On Behalf of | Jan 24, 2017 | Premises Liability

Our schools are increasingly welcoming to children with serious disabilities. Bringing all kids into the mainstream has been a positive change, but it does add complexity. Kids with disabilities and serious medical conditions often need additional help — and every child is different. This complexity has costs.

No one expects to live in a world where nobody makes mistakes, but responsible people know what they should do when they make one — especially when the mistake serious enough that a child is injured. Even if it could get them in trouble, responsible people tell the truth because it’s the only way to minimize the harm they may have done to others.

That principle is painfully clear now to the parents of a special-needs child in another state. They understand that it was probably an accident when someone cleaned their daughter’s feeding tube with a bleach solution, poisoning her and leading to numerous medical complications. What they can’t forgive is that no one was willing to say what happened — even to provide crucial information necessary to treat her.

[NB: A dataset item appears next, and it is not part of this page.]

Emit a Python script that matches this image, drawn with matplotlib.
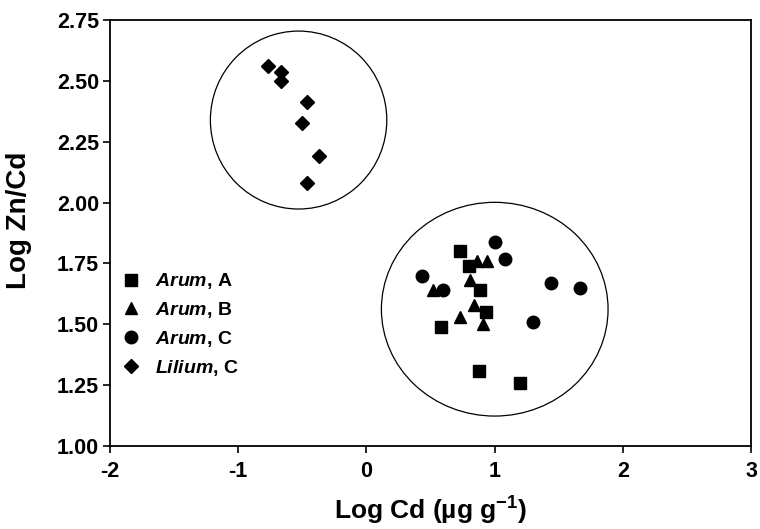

Did school staff put liability fears ahead of saving a child’s life?

The tragic mistake occurred last September at an elementary school. The fifth-grader has disabilities that render her non-verbal. She also uses a wheelchair and receives nutritional formula through a gastronomy tube. Once the formula has left the tube and entered the stomach, a caregiver typically flushes the residue into the stomach using sterile water.

According to the parents’ lawsuit against the school, someone at the school mistakenly used bleach solution to flush the formula residue into the little girl’s stomach, sending bleach burning directly into her digestive system. When she began vomiting up white chunks and “looking kind of purple,” a school employee named Jack left a voice mail for her mother.

Yet no one called 911. No one contacted a poison control center or took the child to a hospital. When her mom arrived and found the girl in the care of the school nurse, she could smell the bleach. But when she asked what had happened, no one volunteered any information.

Only Jack revealed anything. He followed the mom to the parking lot and told her that bleach solution might have been used in her feeding tube, but he wouldn’t say how much or who was responsible.

As a result of the negligence and cover up, the little girl suffered serious medical complications, according to the parents’ lawsuit including aspiration pneumonia, ulcers, severe gastritis, and permanent damage to her trachea, esophagus, stomach and lungs.